これからのMCUに求めることは、登場させるスーパーヴィランを、如何にして上手く料理し、上手く長持ちさせ、上手く殺すかです。

アメコミはヴィランにもヒーローと同等の魅力があるキャラクターが多いです。
だからこそ、使い捨てにしてしまうにはもったいないんです。
これまでのシリーズにも、「ここで殺すのか ・・・」っていうヴィランはいくつかいます。
しかも、なんとも可愛そうな死に方をするヴィランも少なくはなく、そういうのは観る度あまりいい気にはなれません。

使い捨てとはいえ、出るからにはちゃんとカッコよく死んでほしいし、それ以前にそう簡単に死んでほしくないんです。




このシリーズ、好きか嫌いか問われたら「好き」と答えます。
ただ、面白いか、オススメかと問われると、「いいえ」と答えます。・・・で、それに加えて「これからどんどん作品が増えて余計シリーズに触れにくくなるから、観たけりゃ今のうちにバンバン観てけ」と言います。


ビッグネームなシリーズですが、正直、そうそう興味のない限り別に観なくてもいいよってカンジです。

特別内容の濃い作品もあるわけではないですし、シリーズで一番好きなキャプテンアメリカ2だって、別にこれまでに観てきた映画でダントツおもしろいワケではないです。

実際、そこまで良くない作品をゴリ押しで公開し続けて今に至るワケですから、当然シリーズを順にたどって観るならば拷問みたいなもんです。

また、わざわざシリーズ全部観なくても、ネットでネタバレが溢れかえっているわけですから、それで情報を補完して、気になったやつだけ観ておけばいいんです。

それくらいゆるーく観ておけばいいですし、詳しくMARVEL知りたければ、それこそアメコミの翻訳本を買った方が楽しいです。




実は、そろそろこのシリーズ、興味がある人は早いうちに観始めてしまったほうがいいんです。


なにゆえ、ついに強敵・サノスとの対決が近づく中、世界観への大規模なテコ入れも始まっているんです。

これからの公開スケジュールから考えると、これから先、新ヒーローの誕生を容易にできるよう、世界観を広げようとする意思がよく伝わる・・・・ような気がします。

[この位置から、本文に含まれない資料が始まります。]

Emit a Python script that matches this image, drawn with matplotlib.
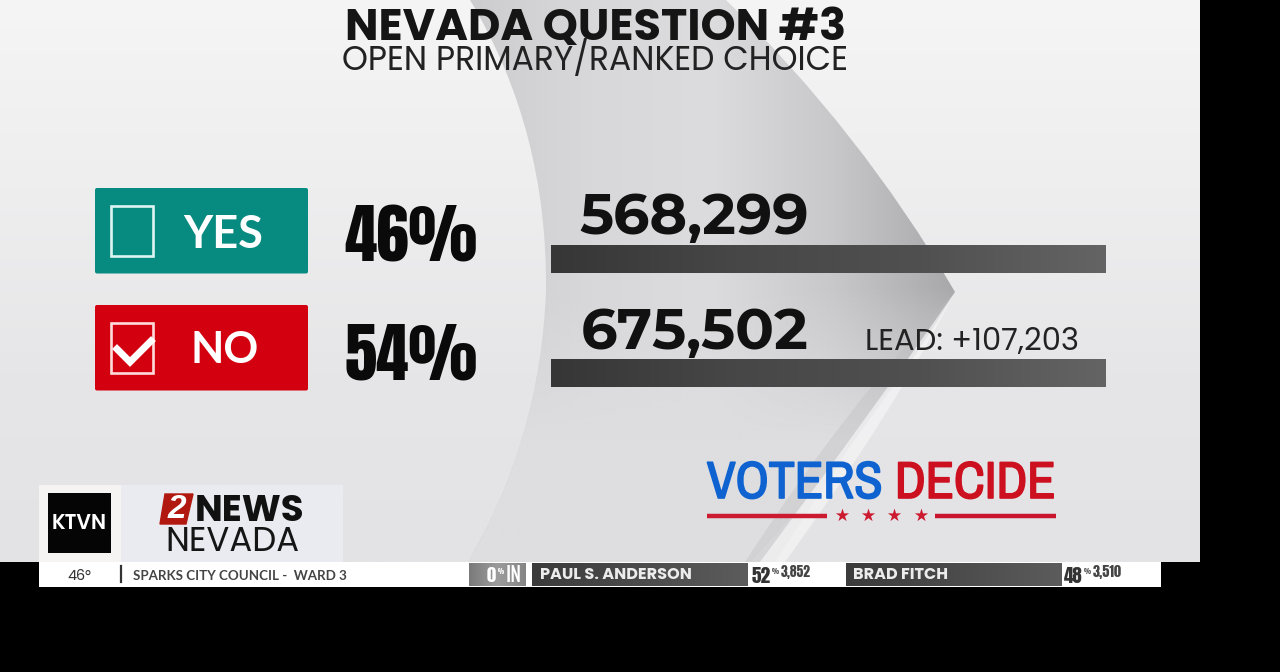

Dr.ストレンジやスパイダーマンブラックパンサーキャプテン・マーベルといった、有名なキャラクターでありながらも実写化には恵まれていなかったキャラクター達(一人意味が違いますが)の参戦。
既にヒーロー達が、実写映画シリーズとしては驚異のスピードで増えています。

つまり、情報量の増加。
世界観が広がるせいで、既に多い設定が、余計に増えてややこしくなるワケです。

元からいわゆる『マルチバース』を活かしているソーシリーズとGotGとDr.ストレンジ、計6作だけで、あれだけMCUの世界観の広さを拡張させてしまったわけですし、これから先どうなることやら・・・。おなかいたいです。




大型なシリーズ故微妙な作品が目立つこのMCU

微妙という評価のラインを超えられないまま、サノスとの対決にたどり着いてしまったことは正直驚きです。

これ絶対面白いやつじゃん!!
そういう期待を裏切るように微妙な出来の作品を作り続けてしまっていて、結局アベンジャーズ3の公開が近い今、私自身そこまでテンションが上がっていないのも事実です。

好きなシリーズ故に期待値も無駄に高く持ちすぎてしまっているのは自覚しています。
期待値を低くして観に行くと、このシリーズは結構楽しめるんだど思います。実際、全く期待していなかったソー3は意外とおもしろかったですし。

これから先の作品も、あまりアレコレ考えずに観に行くべきなのでしょう。




いつの間にやらアベンジャーズ3公開まで一週間。
嬉しいような悲しいような、楽しみなような不安なような。
とりあえず、アイアンマンひいきが無い事を祈り、誰が死ぬのかソワソワしながら待とうと思います。